Other burgers at Iceland were found to contain traces of horsemeat DNA, but there is no suspicion that the beef was substituted by horsemeat in those instances. This discovery of this low-level contamination – below 1% – was because of the sensitivity of the tests.
There was further alarm on Thursday when Findus announced it had found 60% to 100% levels of horsemeat in its 320g, 350g and 500g packs of frozen beef lasagne. Tesco removed all of these products from its shelves.
And on Friday, Aldi said 30% to 100% horsemeat had been found in its own-brand frozen beef lasagne and spaghetti bolognese. These have also been removed.
What other meat products could contain horsemeat instead of beef?
The products that are considered most at risk of horsemeat contamination are those made from a form of pulverised minced meat. This is known in the food industry as comminuted meat. So tests are under way on frozen and fresh burgers, meatballs, sausages, pies and ready meals such as lasagne, spaghetti bolognese, cottage pie and moussaka.
What should you do if you have a product containing horsemeat in your freezer?
You should return it to the store where you bought it. Supermarkets have agreed to accept returns with no questions asked and to refund customers.
How can you best avoid buying a contaminated product?
The best advice is to buy fresh raw meat at the supermarket or from a trusted butcher.
What about beef served in places such as hospitals, pubs, restaurants and cafés?
If you are in any doubt, ask at the outlet if they can guarantee their beef supplies.
THE FOUR WAYS TO TRACE A HORSE
There are four main ways to tell one horse from another. These are microchips, passports, the markings on a horse’s coat and its whorls, or the pattern its hair grows in.
Microchips with a barcode are implanted into the horse. Since 2009 all horses (and donkeys and ponies) should have a chip which has been put in by a vet.
This chip carries a unique number and is recorded by the Department of Agriculture as well as the relevant issuing body.
There are now seven issuing agencies in Ireland – one was closed by the Department of Agriculture for irregularities in October of last year.
Since 2004 horse owners should have a passport for each animal they own. Depending on the agency, these can be green, blue or plain white.
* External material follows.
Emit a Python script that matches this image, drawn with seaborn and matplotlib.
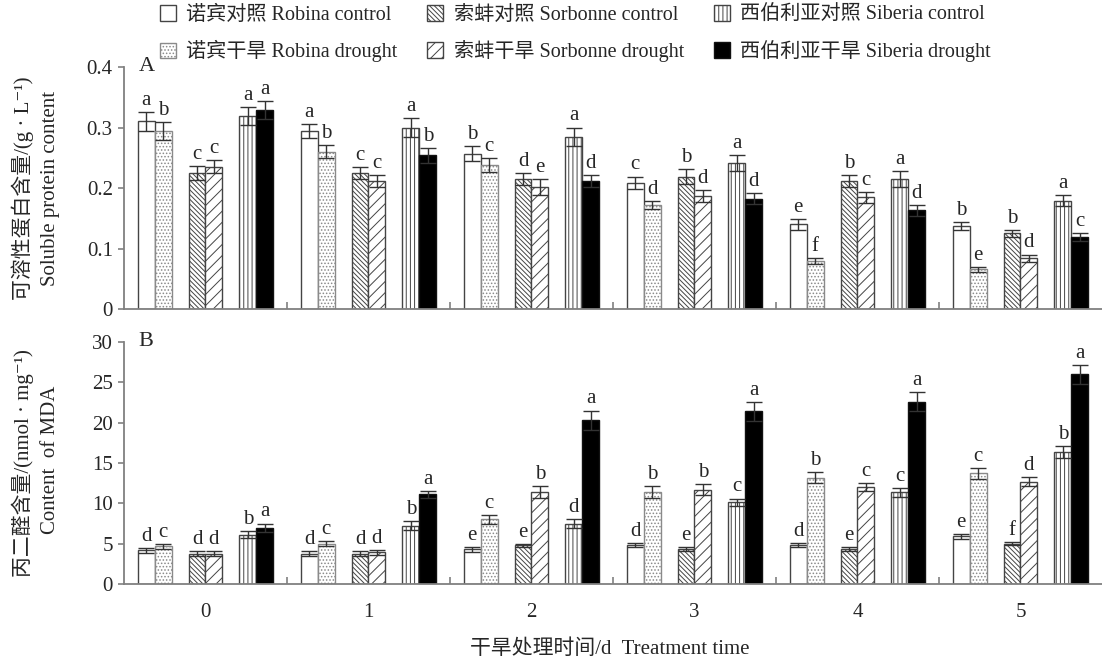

Green ones are issued to horses where the breeding of both father and mother can be traced. The passport states the breed of the horse as well as name and address of the owner, and carries the barcode to match the microchip in most cases.
The passport also contains a crucial section known as the Marking Chart. Vets must draw in distinctive markings and whorls on a chart – markings could be a different coloured shape on the horse’s back or white ‘socks’ on the lower legs.
Whorls in horses are as unique as fingerprints in humans – they happen when the hair in a small spot grows in a swirling shape and stands out from the rest of the horse’s coat.